Much quieter this time, I stepped lightly to the door. I reached for the doorknob and turned it slightly before making my exit.
Then, a light voice behind me uttered, “You were definitely not on my list.”
Busted.
Knowing there was little I could do to escape, I stuck my hands in my pockets and pivoted around on my heels. I found her very much awake. Sitting up in bed in a loose T-shirt and shorts, she assessed me quietly with her knees pulled into her chest.
“Your list?” I asked., turning to flip the switch on the wall that turned on the overhead light. Standing in the dark while she was awake now felt awkward and weird.
“Yeah, I made a suspect list of those with the greatest probability of being the person behind the pudding drop-offs. You were definitely not on it. Huh, I’m not wrong very often,” she said with a bit of surprise.
“How does that feel?”
“What?”
“Being wrong.”
“Oh…well, I kind of like it. It’s thrilling.” She gave a sheepish grin.
“So, who was on your list?” My hands still in my pockets, I took a few leisurely steps back into the room.
“Oh, um…well, there was my mom. She was almost immediately taken off. She leaves too early. She teaches morning classes now. She didn’t used to because she would teach me in the morning, but obviously, that’s not a problem since I’m not in high school anymore, and—oh, wow, I’m babbling.”
“So, you didn’t go to school?” I took a seat in the tired, worn-looking chair in the corner, hoping that it would calm her nerves.

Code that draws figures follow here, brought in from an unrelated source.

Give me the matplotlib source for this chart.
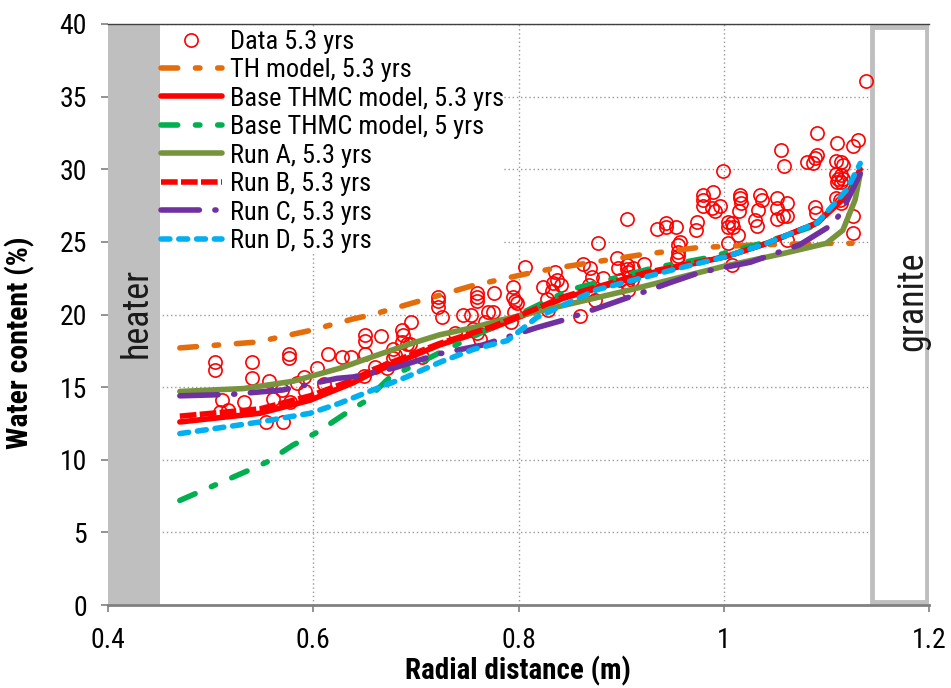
import matplotlib
matplotlib.use("Agg")
import matplotlib.pyplot as plt
from matplotlib import font_manager
from matplotlib.patches import Rectangle

names = {f.name for f in font_manager.fontManager.ttflist}
FAM = None
for cand in ['Roboto Condensed', 'Liberation Sans Narrow', 'PT Sans Narrow', 'Archivo Narrow',
             'Open Sans Condensed', 'Carlito', 'Liberation Sans']:
    if cand in names:
        FAM = cand
        break
plt.rcParams['font.family'] = [FAM, 'DejaVu Sans'] if FAM else ['DejaVu Sans']

# ---------------- data ----------------
data_x = [0.504, 0.504, 0.540, 0.540, 0.576, 0.576, 0.614, 0.628, 0.637, 0.604, 0.591, 0.584,
          0.557, 0.570, 0.592, 0.610, 0.511, 0.533, 0.561, 0.577, 0.517, 0.509, 0.554, 0.571,
          0.650, 0.650, 0.650, 0.666, 0.686, 0.687, 0.695, 0.686, 0.691, 0.694, 0.678, 0.680,
          0.678, 0.706, 0.660, 0.672, 0.649, 0.722, 0.722, 0.722, 0.725, 0.738, 0.746, 0.754,
          0.760, 0.760, 0.760, 0.770, 0.775, 0.776, 0.756, 0.760, 0.762, 0.767, 0.795, 0.795,
          0.797, 0.799, 0.796, 0.806, 0.793,
          0.836, 0.838, 0.834, 0.824, 0.841, 0.833, 0.828, 0.829, 0.863, 0.870, 0.872, 0.869,
          0.869, 0.875, 0.860, 0.877, 0.882, 0.896, 0.897, 0.906, 0.906, 0.906, 0.907, 0.909,
          0.911, 0.906, 0.907, 0.899, 0.912, 0.922, 0.935, 0.944, 0.944, 0.953, 0.974, 0.973,
          0.957, 0.955, 0.955, 0.955, 0.954, 0.980, 0.980, 0.990, 0.980, 0.989, 0.991, 0.996,
          1.004, 1.004,
          0.999, 1.016, 1.016, 1.017, 1.015, 1.008, 1.004, 1.009, 1.014, 1.008, 1.030, 1.032,
          1.033, 1.035, 1.037, 1.056, 1.059, 1.052, 1.062, 1.052, 1.058, 1.062, 1.052, 1.062,
          1.081, 1.087, 1.089, 1.091, 1.091, 1.089, 1.090, 1.110, 1.126, 1.131, 1.109, 1.114,
          1.116, 1.109, 1.114, 1.111, 1.116, 1.110, 1.114, 1.113, 1.109, 1.114, 1.126, 1.126,
          1.139]
data_y = [16.7, 16.2, 16.7, 15.6, 17.3, 17.0, 17.3, 17.1, 17.1, 16.3, 15.7, 15.3,
          15.4, 14.8, 14.7, 15.2, 14.1, 14.0, 14.2, 14.0, 13.4, 13.3, 12.6, 12.6,
          18.6, 18.2, 17.3, 18.5, 18.9, 18.6, 19.5, 18.1, 18.0, 18.0, 17.6, 17.2,
          17.0, 17.1, 16.4, 16.3, 15.8, 21.2, 20.9, 20.5, 19.8, 18.7, 20.0, 20.0,
          21.5, 21.2, 20.9, 20.2, 20.2, 21.5, 19.0, 18.7, 18.3, 19.5, 21.9, 21.2,
          20.9, 20.8, 20.2, 23.3, 19.5,
          22.9, 22.4, 22.2, 21.9, 22.0, 21.6, 21.1, 20.3, 23.5, 23.2, 22.6, 22.0,
          21.7, 21.0, 19.9, 24.9, 22.5, 23.9, 23.2, 26.6, 23.4, 23.1, 22.9, 22.6,
          22.4, 22.2, 21.7, 22.4, 23.2, 23.5, 25.9, 26.3, 26.0, 26.0, 26.4, 25.8,
          25.0, 24.8, 24.3, 24.0, 23.8, 28.2, 27.9, 28.4, 27.5, 27.3, 27.1, 27.5,
          26.4, 24.9,
          29.9, 28.2, 28.0, 27.7, 27.1, 26.3, 26.0, 26.0, 25.5, 23.4, 26.5, 26.1,
          27.2, 28.2, 27.9, 31.3, 30.2, 28.0, 27.7, 27.3, 26.8, 26.8, 26.6, 25.1,
          30.5, 30.4, 30.8, 31.0, 32.5, 27.4, 27.0, 31.8, 31.6, 32.0, 30.6, 30.5,
          30.3, 29.7, 29.6, 29.3, 29.3, 29.1, 29.1, 27.9, 28.0, 27.7, 26.8, 25.6,
          36.1]

th_x = [0.47, 0.545, 0.597, 0.639, 0.658, 0.707, 0.756, 0.814, 0.837, 0.918, 0.974, 1.035, 1.107, 1.125]
th_y = [17.7, 18.1, 18.9, 19.7, 20.0, 21.0, 22.0, 22.9, 23.2, 24.1, 24.6, 24.8, 24.9, 24.9]

base_x = [0.47, 0.548, 0.597, 0.639, 0.658, 0.723, 0.772, 0.814, 0.843, 0.925, 1.003, 1.042, 1.091, 1.12, 1.133]
base_y = [12.6, 13.2, 14.1, 15.3, 16.0, 17.9, 19.0, 20.2, 21.1, 22.8, 24.0, 24.9, 26.3, 28.2, 30.0]

base5_x = [0.47, 0.538, 0.555, 0.58, 0.604, 0.636, 0.65, 0.675, 0.73, 0.85, 0.931, 0.984, 1.042, 1.084, 1.12, 1.133]
base5_y = [7.2, 9.3, 9.85, 11.0, 11.9, 13.4, 14.0, 15.7, 17.6, 21.7, 23.2, 23.9, 25.0, 26.0, 28.1, 29.6]

runa_x = [0.47, 0.532, 0.58, 0.626, 0.658, 0.691, 0.723, 0.756, 0.782, 0.909, 0.999, 1.058, 1.1, 1.116, 1.128, 1.133]
runa_y = [14.7, 14.9, 15.4, 16.3, 17.1, 17.9, 18.6, 19.1, 19.6, 21.7, 23.3, 24.2, 24.9, 25.8, 27.9, 29.7]

runb_x = [0.47, 0.548, 0.597, 0.639, 0.658, 0.723, 0.772, 0.814, 0.843, 0.925, 1.003, 1.042, 1.091, 1.12, 1.133]
runb_y = [13.0, 13.5, 14.4, 15.5, 16.2, 18.0, 19.1, 20.3, 21.2, 22.9, 24.0, 24.9, 26.3, 28.2, 30.0]

runc_x = [0.47, 0.52, 0.57, 0.623, 0.639, 0.678, 0.723, 0.765, 0.818, 0.843, 0.892, 0.948, 0.977, 1.026, 1.074, 1.106, 1.116, 1.133]
runc_y = [14.4, 14.5, 14.8, 15.6, 15.7, 16.3, 17.3, 17.9, 19.1, 19.6, 20.8, 22.2, 22.9, 23.6, 24.8, 26.2, 27.2, 29.7]

rund_x = [0.47, 0.548, 0.597, 0.626, 0.658, 0.691, 0.723, 0.756, 0.789, 0.818, 0.876, 0.957, 1.003, 1.042, 1.091, 1.12, 1.133]
rund_y = [11.8, 12.6, 13.2, 13.9, 14.8, 15.7, 16.7, 17.6, 18.2, 19.8, 21.7, 23.2, 24.0, 24.9, 26.3, 28.6, 30.4]

xticks = [0.4, 0.6, 0.8, 1.0, 1.2]
xticklabels = ['0.4', '0.6', '0.8', '1', '1.2']
yticks = [0, 5, 10, 15, 20, 25, 30, 35, 40]

# ---------------- figure ----------------
fig = plt.figure(figsize=(9.51, 6.88), dpi=100)
ax = fig.add_axes([108/951, 83/688, 821/951, 581/688])
ax.set_xlim(0.4, 1.2)
ax.set_ylim(0, 40)

ax.grid(True, color='#999999', linestyle=(0, (1, 2)), linewidth=1.0, zorder=0)
ax.set_axisbelow(True)

ax.add_patch(Rectangle((0.4, 0), 0.0507, 40, facecolor='#BFBFBF', edgecolor='none', zorder=1))
ax.add_patch(Rectangle((1.1445, 0.2), 0.0535, 39.6, facecolor='white', edgecolor='#BFBFBF',
                       linewidth=3.5, zorder=1))
ax.text(0.428, 20.1, 'heater', rotation=90, ha='center', va='center', fontsize=26, color='#1a1a1a', zorder=2)
ax.text(1.1835, 20.9, 'granite', rotation=90, ha='center', va='center', fontsize=26, color='#1a1a1a', zorder=2)

lw = 4.0
ax.plot(data_x, data_y, linestyle='none', marker='o', markersize=9.5, markerfacecolor='none',
        markeredgecolor='#FF0000', markeredgewidth=1.2, label='Data 5.3 yrs', zorder=3)
ax.plot(th_x, th_y, color='#E46C0A', lw=lw, dashes=(3, 3.2, 0.8, 3.2), dash_capstyle='round',
        label='TH model, 5.3 yrs', zorder=4)
ax.plot(base_x, base_y, color='#FF0000', lw=lw, solid_capstyle='round',
        label='Base THMC model, 5.3 yrs', zorder=4)
ax.plot(base5_x, base5_y, color='#00B050', lw=lw, dashes=(3, 3.2, 0.8, 3.2), dash_capstyle='round',
        label='Base THMC model, 5 yrs', zorder=4)
ax.plot(runa_x, runa_y, color='#77933C', lw=lw, solid_capstyle='round',
        label='Run A, 5.3 yrs', zorder=4)
ax.plot(runb_x, runb_y, color='#FF0000', lw=lw, dashes=(3, 0.6), dash_capstyle='butt',
        label='Run B, 5.3 yrs', zorder=4)
ax.plot(runc_x, runc_y, color='#7030A0', lw=lw, dashes=(6.9, 2.8, 0.2, 2.8), dash_capstyle='round',
        label='Run C, 5.3 yrs', zorder=4)
ax.plot(rund_x, rund_y, color='#00B0F0', lw=lw, dashes=(1.6, 1.6), dash_capstyle='round',
        label='Run D, 5.3 yrs', zorder=4)

ax.set_xticks(xticks)
ax.set_xticklabels(xticklabels)
ax.set_yticks(yticks)
ax.tick_params(axis='both', direction='out', length=5, width=1.2, color='#808080',
               labelsize=20, labelcolor='black')
ax.tick_params(axis='x', pad=11)
ax.tick_params(axis='y', pad=10)

for s in ['left', 'right']:
    ax.spines[s].set_visible(False)
ax.spines['bottom'].set_color('#808080')
ax.spines['bottom'].set_linewidth(2)
ax.spines['top'].set_color('#404040')
ax.spines['top'].set_linewidth(1)

ax.set_xlabel('Radial distance (m)', fontsize=21, fontweight='bold')
ax.xaxis.set_label_coords((518 - 108) / 821, (605 - 656) / 581)
ax.set_ylabel('Water content (%)', fontsize=21.5, fontweight='bold')
ax.yaxis.set_label_coords((35 - 108) / 821, (605 - 343) / 581)

leg = ax.legend(loc='upper left', bbox_to_anchor=((160.5 - 108) / 821, 0.991), fontsize=19,
                frameon=True, fancybox=False, facecolor='white', edgecolor='none', framealpha=1,
                borderpad=0.02, borderaxespad=0, handlelength=2.3, handletextpad=0.3,
                labelspacing=0.17, numpoints=1)
leg.set_zorder(5)

fig.savefig('out.png', dpi=100)
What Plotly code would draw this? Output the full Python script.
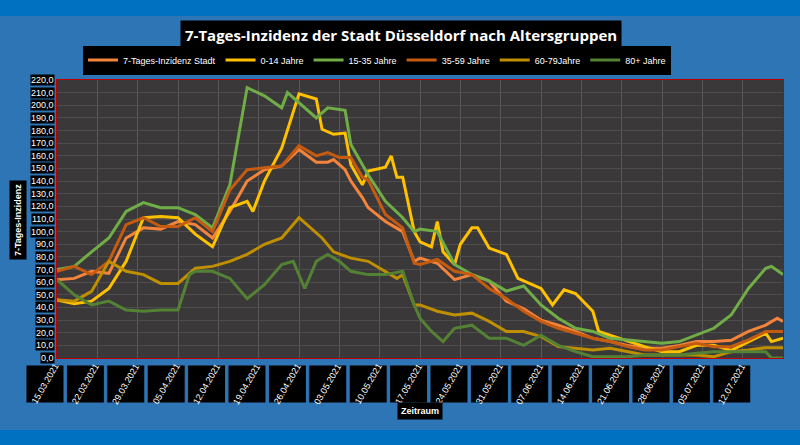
import plotly.graph_objects as go
import pandas as pd

start = pd.Timestamp("2021-03-15")
week_labels = [(start + pd.Timedelta(days=7*i)).strftime("%d.%m.%Y") for i in range(18)]
y_ticks = list(range(0, 221, 10))

stadt_d = [0,3,6,9,12,15,18,21,24,27,30,33,36,39,42,44,45,47,48,50,51,53,54,57,60,62,63,66,69,72,75,78,81,84,87,90,93,96,99,102,105,108,111,114,117,120,123,125,126]
stadt_v = [62,63,68.6,67,95,103,102,108,105.6,95,116,140,149,152,165,158,155,155,157,149,140,127,119,108,100,76.5,79,75,62,66,61,45,39,30,26,21,15.6,13,10,7.7,7.7,10,13,13,14,21,26,31.5,29]

j014_d = [0,3,6,9,12,15,18,21,24,27,30,33,34,36,39,42,45,46,48,50,51,53,54,57,58,59,60,62,63,65,66,67,69,70,72,73,75,78,80,84,86,88,90,93,94,96,99,102,105,108,111,114,117,120,123,124,126]
j014_v = [46,43,45,55,76.5,111,112,111,98,88,119,124,116,140,166,209,205,181,177,178,153,137,148,151,160,143,143,100,92,88,108,84,74,90,103,103,87,82,63,55,42,54,51,37,21,18,13,9,5,5,10,10,6,13,19.6,13,15.6]

j1535_d = [0,3,6,9,12,15,18,21,24,27,30,33,36,39,40,42,45,47,50,51,54,57,60,62,63,66,69,72,75,78,81,84,87,90,93,96,99,102,105,108,111,114,117,120,123,124,126]
j1535_v = [70,72.5,84,95,116,123,119,119,113.5,103,137,214,207.5,198,210,202,190,198,196,169,145,124,111,100,102,100,74,66,61,53,57,42,31.5,23.5,21,15.6,14.3,13,11.6,13,18,23.5,34,55,71,72.5,66]

j3559_d = [0,3,6,9,12,15,18,21,24,27,30,33,36,39,42,45,47,49,51,53,54,57,60,62,63,66,69,72,75,78,81,84,87,90,93,96,99,102,105,108,111,114,117,120,123,126]
j3559_v = [68.6,72.5,66,76.5,105.6,111,104,104,111,100,133,149,150.6,152,168,160,162.6,158.6,158.6,143,141,113.6,103,75,74,78,68.6,66,55,47,37,29,23.5,19.6,15.6,13,9,6.4,6.4,9,11.6,9,9,14.3,21,21]

j6079_d = [0,3,6,9,12,15,18,21,24,27,30,33,36,39,42,44,46,48,51,54,57,59,60,62,63,66,69,72,75,78,81,84,87,90,93,96,99,102,105,108,111,114,117,120,123,126]
j6079_v = [46,45,52.7,76.5,68.6,66,59,59,71,72.5,76.5,82,90,95,111,103,95,84,79,76.5,68.6,63,66,42,42,37,34,35.5,29,21,21,17,9,7.7,6.4,7.7,5,2.4,2.4,2.4,2.4,1,5,6.4,8.2,8.2]

j80_d = [0,3,6,9,12,15,18,21,23,24,27,30,33,36,39,41,43,45,47,49,51,54,57,60,62,63,65,67,69,72,75,78,81,84,87,90,93,96,99,102,105,108,111,114,117,120,123,124,126]
j80_v = [62,50,42,45,38,37,38,38,66,68.6,68.6,63,47,58,74,76.5,55,76.5,82,76.5,68.6,66,66,68.6,42,31.5,21,13,23.5,26,15.6,15.6,10,18,10,5,1,1,1,2.4,2.4,2.4,3.7,5,5,5,5,0,0]

series = [
    ("7-Tages-Inzidenz Stadt", stadt_d, stadt_v, "#F4843C"),
    ("0-14 Jahre", j014_d, j014_v, "#FFC000"),
    ("15-35 Jahre", j1535_d, j1535_v, "#70AD47"),
    ("35-59 Jahre", j3559_d, j3559_v, "#C55A11"),
    ("60-79Jahre", j6079_d, j6079_v, "#BF8F00"),
    ("80+ Jahre", j80_d, j80_v, "#548235"),
]

fig = go.Figure()
for name, d, v, c in series:
    fig.add_trace(go.Scatter(x=d, y=v, name=name, mode="lines",
                             line=dict(color=c, width=3)))

W = 726.0
H = 278.0
def px(p):
    return (p - 57) / W
def py(p):
    return (358 - p) / H

FONT = "Liberation Sans Narrow, Liberation Sans"
annotations = []
shapes = []
for t in y_ticks:
    annotations.append(dict(x=px(55), xref="paper", y=t, yref="y", xanchor="right", yanchor="middle",
                            text=f"{t},0", showarrow=False, bgcolor="black",
                            font=dict(color="white", size=9, family=FONT), borderpad=0))
for i, lab in enumerate(week_labels):
    x0 = 26 + 40.4 * i
    shapes.append(dict(type="rect", xref="paper", yref="paper", x0=px(x0), x1=px(x0 + 38),
                       y0=py(403), y1=py(365), fillcolor="black",
                       line=dict(color="#2E75B6", width=1), layer="above"))
    annotations.append(dict(x=px(x0 + 19), xref="paper", y=py(384), yref="paper", text=lab,
                            xanchor="center", yanchor="middle",
                            textangle=-60, showarrow=False,
                            font=dict(color="white", size=9, family=FONT)))
annotations.append(dict(x=px(401), xref="paper", y=py(35), yref="paper", xanchor="center", yanchor="middle",
                        text="<b>7-Tages-Inzidenz der Stadt Düsseldorf nach Altersgruppen</b>",
                        showarrow=False, bgcolor="black", borderpad=4,
                        font=dict(color="white", size=15, family="Open Sans")))
annotations.append(dict(x=px(420), xref="paper", y=py(411), yref="paper", text="<b>Zeitraum</b>",
                        xanchor="center", yanchor="middle",
                        showarrow=False, bgcolor="black", borderpad=3,
                        font=dict(color="white", size=9, family=FONT)))
annotations.append(dict(x=px(18), xref="paper", y=py(220), yref="paper", text="<b>7-Tages-Inzidenz</b>",
                        xanchor="center", yanchor="middle",
                        textangle=-90, showarrow=False, bgcolor="black", borderpad=3,
                        font=dict(color="white", size=9, family=FONT)))
shapes.append(dict(type="rect", xref="paper", yref="paper", x0=px(-10), x1=px(810),
                   y0=py(16), y1=py(-10), fillcolor="#0070C0", line_width=0, layer="below"))
shapes.append(dict(type="rect", xref="paper", yref="paper", x0=px(-10), x1=px(810),
                   y0=py(455), y1=py(430), fillcolor="#0070C0", line_width=0, layer="below"))

fig.update_layout(
    width=800, height=445,
    margin=dict(l=57, r=17, t=80, b=87, autoexpand=False),
    paper_bgcolor="#2E75B6", plot_bgcolor="#3A3838",
    annotations=annotations, shapes=shapes,
    showlegend=True,
    legend=dict(orientation="h", x=px(377), xanchor="center", y=py(60), yanchor="middle",
                bgcolor="black", font=dict(color="white", size=9, family=FONT),
                itemwidth=30),
    xaxis=dict(range=[0, 126], tickvals=[7*i for i in range(19)], showticklabels=False,
               gridcolor="#5A5858", zeroline=False, showline=True, linecolor="#C00000",
               mirror=True, linewidth=1),
    yaxis=dict(range=[0, 220], tickvals=y_ticks, showticklabels=False,
               gridcolor="#4E4C4C", zeroline=False, showline=True, linecolor="#C00000",
               mirror=True, linewidth=1),
)
fig.write_html("out.html", config={"displayModeBar": False},
               post_script="document.body.style.margin='0';")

She looked down and fiddled with her fingers a bit. “No, never. I was homeschooled.” she answered slowly. “My mom teaches at a local community college. She used to be a professor at UCLA, but when I started kindergarten, she decided to give up her position as chair of the religious studies department. Instead, she taught nights, so she could be home during the day. I always hated that she gave up the career she’d worked so hard to obtain just to teach algebra and American history to me throughout the years, but she never seemed to mind—or at least, she never showed it. My grandmother filled in at night when I was younger, and then after she died, a nurse helped,” she said the last part quietly.
“Who else was on the list?” I asked, moving her away from a topic I had a feeling was rough for her.
“Grace,” she answered.
“Who?”
“Grace. She’s a day nurse. She has long black hair and wears Disney and Hello Kitty scrubs even though she works nowhere near pediatrics.”
“Oh, you mean Snow White?” I asked.
She snorted, and it made me smile. No one I’d known back home would ever snort in public. It was a good, honest sound.
“That’s a good nickname for her. It’s perfect.”
“I didn’t come up with it. One of the other guys around here did. He said he heard her singing, and he swore that birds were flocking to the window to listen. So, from then on, she became Snow White.”
“She loves to sing. But I figured out it wasn’t her either. So, that left Abigail.”
“Oh, Nash’s granddaughter? I’ve seen her around. She’s sweet, but she’d never share pudding with you. Kids don’t share pudding snacks,” I said with a small grin.
“That’s a good rule to live by,” she answered quietly before asking, “How’s the knee?”
My eyes flew up to hers in surprise. “You were awake?”
She nodded. “How else did you think I was going to figure out the secret identity of my pudding delivery person?”
“Hmm…smart woman.”
“Glad you noticed.”
“Do all smart women eat pudding with their fingers?” Leaning back in the chair a bit further, I arched my eyebrow in question.
Her mouth fell open in embarrassment. “Oh my God, you saw that?”
A brief nod and a slight grin that I couldn’t contain were my only answers.
She started babbling again,
“I normally use a spoon. Like a normal person. I mean, who licks pudding off their fingers? Gross. And my hands were clean. Like, really clean!” she squeaked.